How New Words Enter the Language
Words enter English through several pathways:
- Borrowing: Adopting words from other languages—"tsunami" (Japanese), "kindergarten" (German), "algorithm" (Arabic).
- Neologism: Deliberate coinage—"quark" (coined by James Joyce, adopted by physics), "robot" (coined by Karel Čapek).
- Semantic shift: Existing words gaining new meanings—"cloud" (weather → computing), "mouse" (animal → device).
- Slang promotion: Informal words becoming accepted—"cool" (temperature → excellent).
- Brand generification: Brand names becoming common words—"aspirin," "escalator," "zipper."
Tricky Cases: What Counts as a Word?
Several boundary cases challenge simple definitions of "word":
Contractions: Is "don't" one word or two? Orthographically it looks like one, but it represents "do not"—two words. Most linguists treat contractions as single words that happen to encode two morphemes.
Compound words: "Ice cream" is written as two words but refers to a single concept. "Blackbird" is one word for a specific species, but "black bird" (two words) describes any bird that is black. The distinction is semantic and phonological, not just orthographic.

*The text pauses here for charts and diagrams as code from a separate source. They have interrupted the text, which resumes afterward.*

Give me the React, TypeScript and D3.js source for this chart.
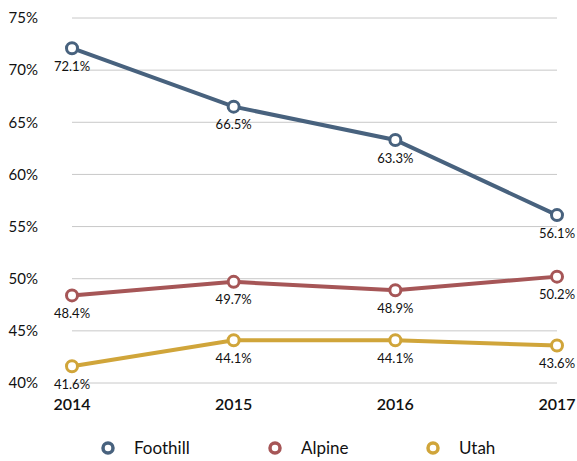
import * as d3 from "d3";
import { useEffect, useRef } from "react";

const years = ["2014", "2015", "2016", "2017"];
const foothill = [72.1, 66.5, 63.3, 56.1];
const alpine = [48.4, 49.7, 48.9, 50.2];
const utah = [41.6, 44.1, 44.1, 43.6];
const yTicks = [40, 45, 50, 55, 60, 65, 70, 75];

const seriesNames = ["Foothill", "Alpine", "Utah"];
const seriesColors = ["#48627e", "#a65657", "#d0a53a"];

const FONT = "Lato, 'Open Sans', sans-serif";

export default function App() {
  const ref = useRef<HTMLDivElement>(null);

  useEffect(() => {
    const width = 577;
    const height = 461;

    const svg = d3
      .select(ref.current)
      .append("svg")
      .attr("width", width)
      .attr("height", height)
      .style("position", "absolute")
      .style("left", "0px")
      .style("top", "0px")
      .style("font-family", FONT);

    const x = d3.scalePoint().domain(years).range([72, 557]);
    const y = d3.scaleLinear().domain([40, 75]).range([383, 18]);

    // gridlines
    svg
      .selectAll("line.grid")
      .data(yTicks)
      .enter()
      .append("line")
      .attr("x1", 72)
      .attr("x2", 557)
      .attr("y1", (d) => y(d))
      .attr("y2", (d) => y(d))
      .attr("stroke", "#c8c8c8")
      .attr("stroke-width", 1);

    // y labels
    svg
      .selectAll("text.ylab")
      .data(yTicks)
      .enter()
      .append("text")
      .attr("x", 38)
      .attr("y", (d) => y(d))
      .attr("dy", "0.35em")
      .attr("text-anchor", "end")
      .attr("font-size", 15)
      .attr("fill", "#111")
      .text((d) => d + "%");

    // x labels
    svg
      .selectAll("text.xlab")
      .data(years)
      .enter()
      .append("text")
      .attr("x", (d) => x(d)!)
      .attr("y", 404)
      .attr("dy", "0.35em")
      .attr("text-anchor", "middle")
      .attr("font-size", 16)
      .attr("font-weight", 600)
      .attr("fill", "#111")
      .text((d) => d);

    const allSeries = [foothill, alpine, utah];
    const line = d3
      .line<number>()
      .x((_, i) => x(years[i])!)
      .y((d) => y(d));

    allSeries.forEach((vals, si) => {
      const color = seriesColors[si];
      svg
        .append("path")
        .attr("d", line(vals)!)
        .attr("fill", "none")
        .attr("stroke", color)
        .attr("stroke-width", 4);

      svg
        .selectAll("circle.s" + si)
        .data(vals)
        .enter()
        .append("circle")
        .attr("cx", (_, i) => x(years[i])!)
        .attr("cy", (d) => y(d))
        .attr("r", 5.5)
        .attr("fill", "white")
        .attr("stroke", color)
        .attr("stroke-width", 3);

      svg
        .selectAll("text.v" + si)
        .data(vals)
        .enter()
        .append("text")
        .attr("x", (_, i) => x(years[i])!)
        .attr("y", (d) => y(d) + 18)
        .attr("dy", "0.35em")
        .attr("text-anchor", "middle")
        .attr("font-size", 13)
        .attr("fill", "#111")
        .text((d) => d.toFixed(1) + "%");
    });

    // legend
    const legendX = [108, 275, 433];
    seriesNames.forEach((name, i) => {
      const g = svg.append("g").attr("transform", `translate(${legendX[i]},448)`);
      g.append("circle")
        .attr("r", 5)
        .attr("fill", "white")
        .attr("stroke", seriesColors[i])
        .attr("stroke-width", 3.5);
      g.append("text")
        .attr("x", 26)
        .attr("dy", "0.35em")
        .attr("font-size", 17)
        .attr("fill", "#111")
        .text(name);
    });

    return () => {
      svg.remove();
    };
  }, []);

  return <div ref={ref} />;
}
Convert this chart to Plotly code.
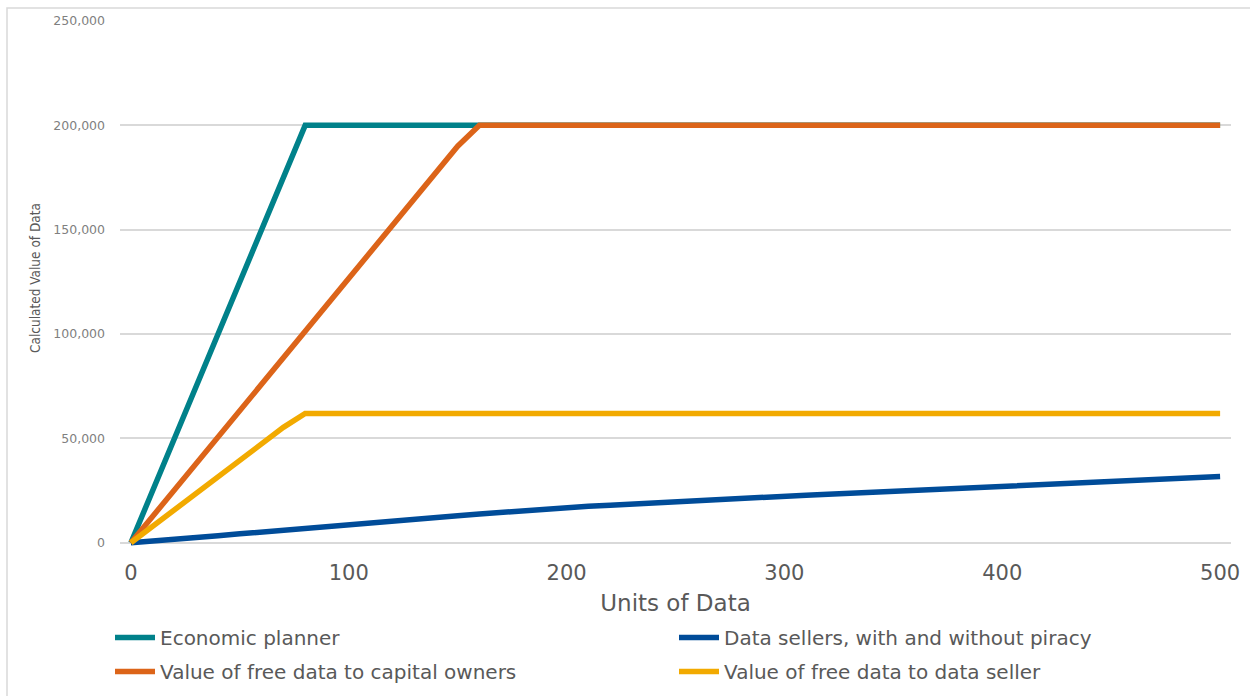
import plotly.graph_objects as go

# Units of data (category axis)
units = [0, 10, 20, 30, 40, 50, 60, 70, 80, 90,
         100, 110, 120, 130, 140, 150, 160, 170, 180, 190,
         200, 210, 220, 230, 240, 250, 260, 270, 280, 290,
         300, 310, 320, 330, 340, 350, 360, 370, 380, 390,
         400, 410, 420, 430, 440, 450, 460, 470, 480, 490, 500]

economic_planner = [0, 25000, 50000, 75000, 100000, 125000, 150000, 175000, 200000,
                    200000, 200000, 200000, 200000, 200000, 200000, 200000, 200000,
                    200000, 200000, 200000, 200000, 200000, 200000, 200000, 200000,
                    200000, 200000, 200000, 200000, 200000, 200000, 200000, 200000,
                    200000, 200000, 200000, 200000, 200000, 200000, 200000, 200000,
                    200000, 200000, 200000, 200000, 200000, 200000, 200000, 200000,
                    200000, 200000]

data_sellers = [0, 700, 1500, 2500, 3400, 4300, 5100, 5900, 6800, 7700,
                8500, 9500, 10400, 11300, 12000, 12900, 13800, 14600, 15500, 16300,
                16900, 17500, 18000, 18600, 19200, 19700, 20200, 20700, 21200, 21700,
                22200, 22800, 23300, 23800, 24300, 24800, 25300, 25700, 26300, 26800,
                27300, 27800, 28200, 28700, 29100, 29600, 30000, 30400, 30900, 31300,
                31700]

capital_owners = [0, 12667, 25333, 38000, 50667, 63333, 76000, 88667, 101333, 114000,
                  126667, 139333, 152000, 164667, 177333, 190000, 200000,
                  200000, 200000, 200000, 200000, 200000, 200000, 200000, 200000,
                  200000, 200000, 200000, 200000, 200000, 200000, 200000, 200000,
                  200000, 200000, 200000, 200000, 200000, 200000, 200000, 200000,
                  200000, 200000, 200000, 200000, 200000, 200000, 200000, 200000,
                  200000, 200000]

data_seller_free = [0, 7900, 15800, 23700, 31600, 39500, 47400, 55300, 62000,
                    62000, 62000, 62000, 62000, 62000, 62000, 62000, 62000,
                    62000, 62000, 62000, 62000, 62000, 62000, 62000, 62000,
                    62000, 62000, 62000, 62000, 62000, 62000, 62000, 62000,
                    62000, 62000, 62000, 62000, 62000, 62000, 62000, 62000,
                    62000, 62000, 62000, 62000, 62000, 62000, 62000, 62000,
                    62000, 62000]

x_ticks = [0, 100, 200, 300, 400, 500]
y_ticks = [0, 50000, 100000, 150000, 200000, 250000]
y_tick_text = ["0", "50,000", "100,000", "150,000", "200,000", "250,000"]

series = [
    ("Economic planner", economic_planner, "#00818A", "legend"),
    ("Data sellers, with and without piracy", data_sellers, "#004C99", "legend"),
    ("Value of free data to capital owners", capital_owners, "#DC6419", "legend2"),
    ("Value of free data to data seller", data_seller_free, "#F2AA00", "legend2"),
]

fig = go.Figure()
for name, vals, color, leg in series:
    fig.add_trace(go.Scatter(
        x=units, y=vals, mode="lines", name=name, legend=leg,
        line=dict(color=color, width=5.5),
    ))

W, H = 1250, 696
ML, MR, MT, MB = 120, 19, 21, 148
pw = W - ML - MR
ph = H - MT - MB

def px_x(p):
    return (p - ML) / pw

def px_y(p):
    return (H - MB - p) / ph

text_grey = "#595959"
legend_font = dict(family="DejaVu Sans", size=20, color=text_grey)

fig.update_layout(
    width=W, height=H,
    margin=dict(l=ML, r=MR, t=MT, b=MB, autoexpand=False),
    paper_bgcolor="white", plot_bgcolor="white",
    showlegend=True,
    legend=dict(orientation="h", x=px_x(110), y=px_y(618), xanchor="left", yanchor="top",
                font=legend_font, entrywidth=509, entrywidthmode="pixels",
                bgcolor="rgba(0,0,0,0)", itemwidth=40),
    legend2=dict(orientation="h", x=px_x(110), y=px_y(652), xanchor="left", yanchor="top",
                 font=legend_font, entrywidth=509, entrywidthmode="pixels",
                 bgcolor="rgba(0,0,0,0)", itemwidth=40),
    xaxis=dict(
        range=[-5, 505], tickvals=x_ticks, ticktext=[str(v) for v in x_ticks],
        showgrid=False, zeroline=False, showline=False, ticks="",
        ticklabelstandoff=10,
        tickfont=dict(family="DejaVu Sans", size=21, color=text_grey),
        title=dict(text="Units of Data", standoff=10,
                   font=dict(family="DejaVu Sans", size=23, color=text_grey)),
    ),
    yaxis=dict(
        range=[-2500, 250000], tickvals=y_ticks, ticktext=y_tick_text,
        showgrid=True, gridcolor="#d9d9d9", gridwidth=1.5, zeroline=False, showline=False,
        ticks="", ticklabelstandoff=14,
        tickfont=dict(family="DejaVu Sans", size=12.5, color="#7f7f7f"),
    ),
    annotations=[dict(
        text="Calculated Value of Data", textangle=-90,
        xref="paper", yref="paper", x=px_x(35), y=px_y(278),
        xanchor="center", yanchor="middle", showarrow=False,
        font=dict(family="Liberation Sans Narrow, DejaVu Sans Condensed, sans-serif",
                  size=13.5, color=text_grey),
    )],
    shapes=[dict(
        type="rect", xref="paper", yref="paper",
        x0=px_x(7), x1=px_x(1260), y0=px_y(710), y1=px_y(8),
        line=dict(color="#d9d9d9", width=1.5), fillcolor="rgba(0,0,0,0)", layer="below",
    )],
)

fig.write_html("out.html")
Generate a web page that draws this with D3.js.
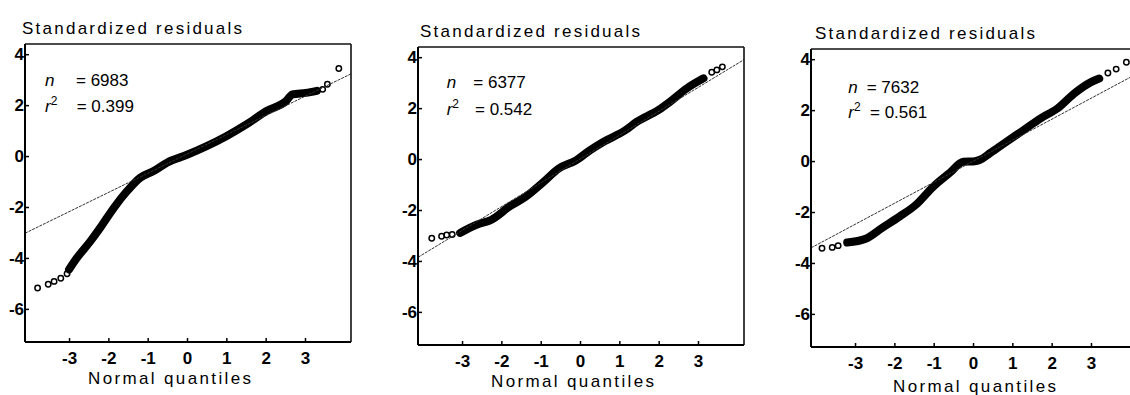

Phrasal verbs: "Give up," "look into," "break down"—these multi-word units function as single verbs with meanings that cannot be predicted from their individual words. Are they one word or two?
These cases remind us that "word" is a convenient but imperfect category. Language is a continuum, and any boundary we draw will have fuzzy edges.
Words and Dictionaries
A dictionary is fundamentally a catalog of words—their spellings, pronunciations, meanings, and histories. But dictionaries do not create words; they record them. A word exists the moment a community of speakers uses and understands it, whether or not it appears in any dictionary. Dictionaries are records of usage, not arbiters of legitimacy.
Understanding what a word is enriches every aspect of language learning: from building vocabulary to studying grammar to appreciating the extraordinary creativity of human communication. Words are the atoms of language, and knowing how they work gives you mastery over the molecules—sentences, paragraphs, and beyond.